# Large Sidecuts



## WigMar (Mar 17, 2019)

The quest for DownChill style carving has led me to look for boards with larger sidecuts. It's my understanding that a larger sidecut will provide larger turn radius, and give you more time within the turn. Laying a 7 meter sidecut over gives pretty tight turn. Ryan Knapton talks about stepping up sidecut radius every year in his carving quest. 
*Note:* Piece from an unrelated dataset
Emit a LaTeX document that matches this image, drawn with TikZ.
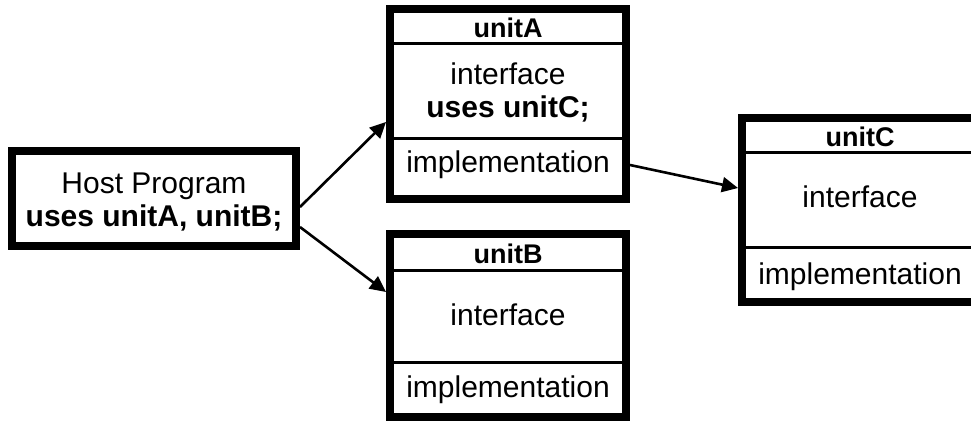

The Chamonix Chemin appears to be an exceptional carver with this in mind. I'm leery of buying a budget house brand for the House.com, but this looks like a legit Japanese style board. It appears identical to the Japanese Sims Solo spec wise. Stiff, S-cambered, tapered and setback, with a 17 meter sidecut! The next largest sidecut I've found is the Slush Slasher's 14.4 meter. The House markets it as a straight lining powder board, and I wonder if they were able to get it to turn. I think they just looked for an open mold swallowtail and found the Sims. I'm down to buy one to try out a Japanese style board, but I sure wish it said Sims on it instead. Doubt resale will be good if I don't like it. I'll definitely post a carving oriented review if I get one.

Do any of you have experience carving a large sidecut? Will a 17 meter sidecut teach me things and be good for my progression? Do any other large sidecut boards come to mind?


----------



## t21 (Dec 29, 2010)

I bought the Chemin last Jan 2019,this board can carve and great in powder. This was a suprising budget board that could shred everywhere and handle it.


----------



## WigMar (Mar 17, 2019)

That's good news. Seems like people like it from reviews I can find.


----------



## Rip154 (Sep 23, 2017)

From the pics and specs I'd guess they used the diameter, not the radius of the sidecut, so divide by 2, but still a nice looking board.


----------



## Rip154 (Sep 23, 2017)

And larger sidecuts lets you stay lower for longer. With a normal angulation it just takes longer to get around. Large sidecuts are nice and stable, also when sideslipping, but if they didn't match the flex and sidecut and all that, it can still be rubbish. Moss and Gentemstick have the surfstyle dialed, and if you look at their specs and stuff, you'll see some of it. There are others who make similar boards, Nitro and Weston fx.


----------



## 16gkid (Dec 5, 2012)

Rip154 said:


> From the pics and specs I'd guess they used the diameter, not the radius of the sidecut, so divide by 2, but still a nice looking board.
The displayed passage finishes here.